For me, Poussin is the most important French artist because of his legacy; because every generation of artists since Poussin has looked back to his work. That’s true in the seventeenth century, the eighteenth, the nineteenth, the twentieth… Even today, contemporary artists still look at Poussin. So while I love the eighteenth-century artists you mention, they haven’t had the same impact on art that Poussin has. He’s an artist’s artist, and his legacy is tremendous.
All our Portraits are finishing with a selection of three images. Could you explain your choice?

Nicolas Poussin, A Bacchanalian Revel before a Term, 1632-3. Oil on canvas,
98 x 142.8 cm. NG62. 2021 © Copyright The National Gallery, London.
The first is Poussin’s Bacchanalian Revel before a Term. This is, in my opinion, one of the secret masterpieces of the National Gallery. I love the contrast between the light-hearted subject matter (a group of people dancing and drinking on a sunny afternoon) and the rigour with which Poussin has composed his composition, arranging every limb with such care and making fantastically abstract shapes out of the sky and background between the dancers’ limbs. [For more information, see Francesca’s text on fcfl.uk/poussinng-eng]

Wax figures created by Andrew Lacey and Sian Lewis
for the Poussin and the Dance Exhibition.
2021 © Copyright The National Gallery, London.
The second is a photograph of the wax figurines we commissioned for the exhibition from the contemporary artists Andrew Lacey and Sîan Lewis. Although none of Poussin’s original figurines survive, we know from visitors to his studio in the 17th century that he made models out of beeswax, about the size of his palm, which he used to choreograph his compositions.
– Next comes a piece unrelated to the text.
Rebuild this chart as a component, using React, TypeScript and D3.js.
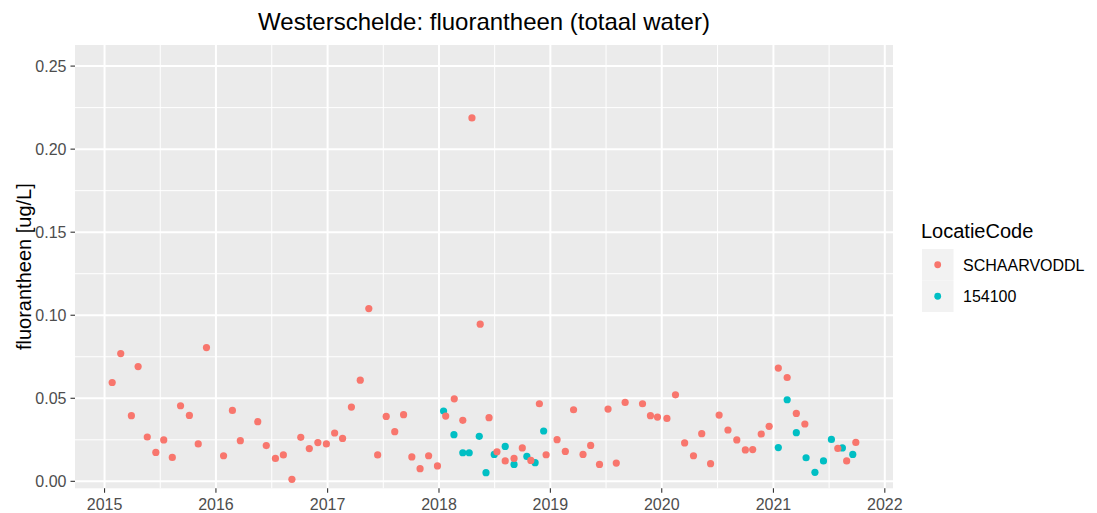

Poussin and the Dance exhibition. 2021 © Copyright The National Gallery, London.
Nicolas Poussin, A Dance to the Music of Time, c. 1634-6. 2021
© The Trustees of the Wallace Collection, P108.
The third is an installation shot of A Dance to the Music of Time very generously lent to the show by the Wallace Collection, London. This is only the second time the Wallace Collection has lent a painting, so we are extremely fortunate to have the painting as the climax of the exhibition. It is Poussin’s most famous dance painting and one of his most beautiful works.